You might write someone off for something silly
It's easy to feel like there's a whole lot of shinier, better-read options out there when you're perched on laptop at home in your fashion sweatpants. You can be zealously snobby about someone's music taste (Phish? Really?) or past lifestyle choices (hackey sack at a Phish show? Really?) without ever having met the person. Ultimately, we all have weird little quirks or nerdy (or crunchy) skeletons in our closets. When you learn about these from a person over time—as those who dated pre-Internet did—they are likely more acceptable, if not downright endearing. You aren't supposed to find out the embarrassing or unsexy parts of a person until you like them enough to not care! That's just science. But should you know all about someone's Phish elbow tattoo before you ever see them without a shirt on, you might have problems not obsessing over it while they lean on the bar to order the first-ever basket of fries you two share.
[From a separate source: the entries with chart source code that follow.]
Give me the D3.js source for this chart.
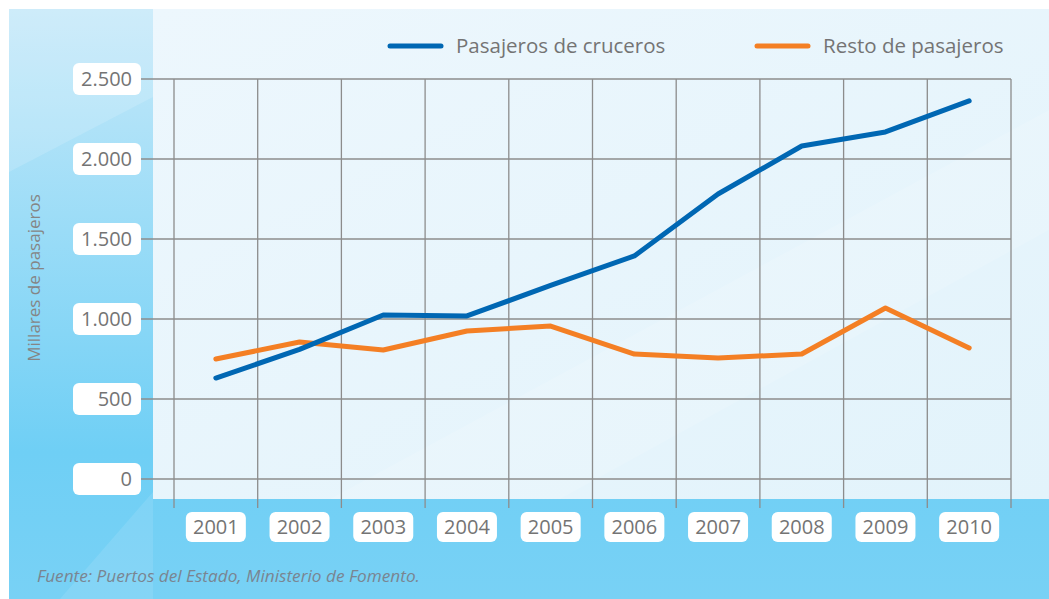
<!DOCTYPE html>
<html>
<head>
<meta charset="utf-8">
<script src="https://cdn.jsdelivr.net/npm/d3@7"></script>
<style>
  html, body { margin: 0; padding: 0; background: #fff; }
  svg { display: block; font-family: "Open Sans", sans-serif; }
</style>
</head>
<body>
<script>
// data
var years    = ['2001', '2002', '2003', '2004', '2005', '2006', '2007', '2008', '2009', '2010'];
var cruceros = [631, 810, 1025, 1019, 1210, 1394, 1781, 2081, 2169, 2363];
var resto    = [750, 856, 806, 925, 956, 781, 756, 781, 1069, 819];
var yTicks   = [0, 500, 1000, 1500, 2000, 2500];
var seriesNames = ['Pasajeros de cruceros', 'Resto de pasajeros'];

// init
var width  = 1049,
    height = 599,
    blue   = '#0067b3',
    orange = '#f47f24',
    grey   = '#747474';

var svg = d3.select('body').append('svg')
    .attr('width', width)
    .attr('height', height);

// scales
var xScale = d3.scaleBand().domain(years).range([174, 1011]);
var yScale = d3.scaleLinear().domain([0, 2500]).range([479, 79]);

// number format with dot separator
var fmt = d3.formatLocale({ decimal: ',', thousands: '.', grouping: [3], currency: ['', '€'] }).format(',d');

// gradients
var defs = svg.append('defs');
var g1 = defs.append('linearGradient').attr('id', 'outer').attr('x1', 0).attr('y1', 0).attr('x2', 0).attr('y2', 1);
g1.append('stop').attr('offset', '0%').attr('stop-color', '#c6e9f9');
g1.append('stop').attr('offset', '75%').attr('stop-color', '#6fcff5');
g1.append('stop').attr('offset', '100%').attr('stop-color', '#78d1f5');
var g2 = defs.append('linearGradient').attr('id', 'inner').attr('x1', 0).attr('y1', 0).attr('x2', 1).attr('y2', 1);
g2.append('stop').attr('offset', '0%').attr('stop-color', '#edf7fd');
g2.append('stop').attr('offset', '100%').attr('stop-color', '#e2f3fb');

// background panels
svg.append('rect').attr('x', 9).attr('y', 9).attr('width', width - 9).attr('height', height - 9)
    .attr('fill', 'url(#outer)');
// glass reflections on the left strip
svg.append('polygon').attr('points', '9,9 153,9 153,97 9,172')
    .attr('fill', '#fff').attr('opacity', 0.15);
svg.append('polygon').attr('points', '60,599 153,492 153,599')
    .attr('fill', '#fff').attr('opacity', 0.1);
svg.append('rect').attr('x', 153).attr('y', 9).attr('width', width - 153).attr('height', 490)
    .attr('fill', 'url(#inner)');
svg.append('polygon').attr('points', '330,499 560,499 1049,230 1049,110')
    .attr('fill', '#fff').attr('opacity', 0.12);

// grid
var grid = svg.append('g').attr('stroke', '#8c8c8c').attr('stroke-width', 1.3);
grid.selectAll('.h').data(yTicks).enter().append('line')
    .attr('x1', 141).attr('x2', xScale.range()[1])
    .attr('y1', function(d) { return yScale(d); })
    .attr('y2', function(d) { return yScale(d); });
var vx = years.map(function(d) { return xScale(d); }).concat([xScale.range()[1]]);
grid.selectAll('.v').data(vx).enter().append('line')
    .attr('x1', function(d) { return d; }).attr('x2', function(d) { return d; })
    .attr('y1', yScale(2500)).attr('y2', 508);

// y labels
var yl = svg.append('g').selectAll('g').data(yTicks).enter().append('g')
    .attr('transform', function(d) { return 'translate(0,' + yScale(d) + ')'; });
yl.append('rect').attr('x', 73).attr('y', -16).attr('width', 68).attr('height', 32)
    .attr('rx', 6).attr('fill', '#fff');
yl.append('text').attr('x', 132).attr('y', 7).attr('text-anchor', 'end')
    .attr('font-size', 20).attr('fill', grey).text(function(d) { return fmt(d); });

// x labels
var xl = svg.append('g').selectAll('g').data(years).enter().append('g')
    .attr('transform', function(d) { return 'translate(' + (xScale(d) + xScale.bandwidth() / 2) + ',527)'; });
xl.append('rect').attr('x', -30).attr('y', -15).attr('width', 60).attr('height', 30)
    .attr('rx', 6).attr('fill', '#fff');
xl.append('text').attr('y', 7).attr('text-anchor', 'middle')
    .attr('font-size', 20).attr('fill', grey).text(function(d) { return d; });

// lines
var line = d3.line()
    .x(function(d, i) { return xScale(years[i]) + xScale.bandwidth() / 2; })
    .y(function(d) { return yScale(d); });
[[resto, orange], [cruceros, blue]].forEach(function(s) {
    svg.append('path').datum(s[0])
        .attr('d', line)
        .attr('fill', 'none')
        .attr('stroke', s[1])
        .attr('stroke-width', 5)
        .attr('stroke-linejoin', 'round')
        .attr('stroke-linecap', 'round');
});

// legend
var legend = [
    { name: seriesNames[0], color: blue, x: 390 },
    { name: seriesNames[1], color: orange, x: 757 }
];
var lg = svg.append('g').selectAll('g').data(legend).enter().append('g')
    .attr('transform', function(d) { return 'translate(' + d.x + ',46)'; });
lg.append('line').attr('x1', 0).attr('x2', 51)
    .attr('stroke', function(d) { return d.color; })
    .attr('stroke-width', 5).attr('stroke-linecap', 'round');
lg.append('text').attr('x', 66).attr('y', 7).attr('font-size', 20.5).attr('fill', grey)
    .text(function(d) { return d.name; });

// y title
svg.append('text')
    .attr('transform', 'translate(40,278) rotate(-90)')
    .attr('text-anchor', 'middle')
    .attr('font-size', 17)
    .attr('fill', '#858585')
    .text('Millares de pasajeros');

// source
svg.append('text')
    .attr('x', 37).attr('y', 582)
    .attr('font-size', 17.2)
    .attr('font-style', 'italic')
    .attr('fill', '#7a8591')
    .text('Fuente: Puertos del Estado, Ministerio de Fomento.');
</script>
</body>
</html>
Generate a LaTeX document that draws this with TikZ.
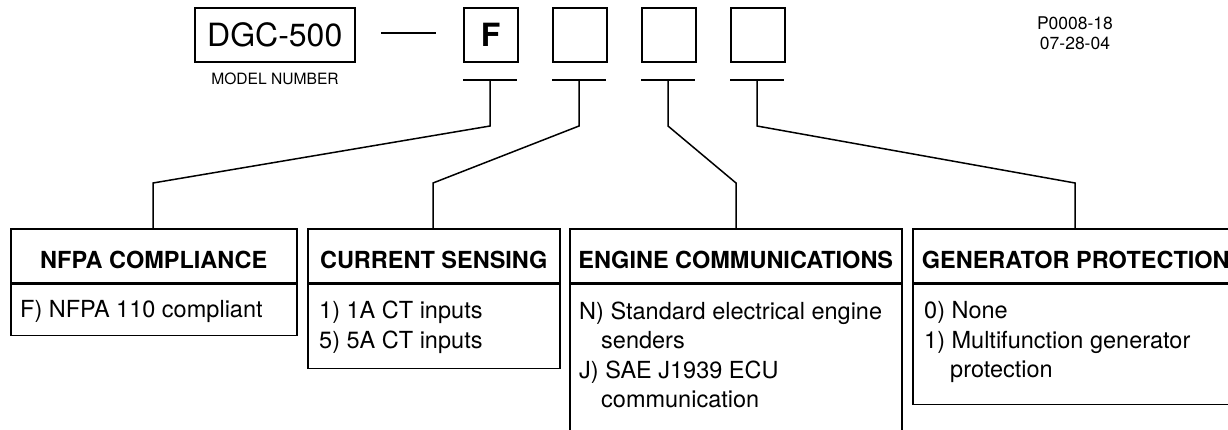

It's going to make you more nervous
Science says so. Think about it: They're a total babe (you knew that already, which is obviously why you swiped right/agreed to be set up with them/gave them your number). But think about this: Further probing into their lives via online stalkery might unearth a wealth of information backing their impossible coolness. Perhaps they are a decorated sommelier who has a lot of respect in the wine world. How much more nervous is that going to make you when you slide up to the bar and your brain can only think "uhh, Tecate" when the bartender looks to you for your order? Gross, no. You're going to psych yourself out and get even more nervous than you already would be.
It's kinda rude
Assuming not everyone is hip enough on Google SEO rules and also narcissistic enough to employ them in their own online representation, there is likely a mix-bag smattering of results when you Google a person's name. That leaves the scattered evidence of their online life open to your own (probably biased) interpretation. That sucks for them.
You wouldn't want someone to do it to you
We tend to forget most of us have been aggressively online for at least a decade. You may have forgotten, but the Internet did not. That doesn't sound like a long time, but it certainly extends past several stages of your development into the amazing, intelligent, grown-ass person you are today. Your emo phase? It's there. That one time you tweeted something resembling mild applause re: Iggy Azalea? Also there. And even though there is a time-stamp identifying those unsightly moments as things of the past, that might not matter to the person on the other side of the screen. Their potentially deranged judgement is what aligns all this unconnected info about you in a distortedly assembled way. Sound cool to you? Probably not. Don't be a hypocrite, bb. Some things (most things, actually) are better found out organically. That's the fun of this whole dating thing anyway.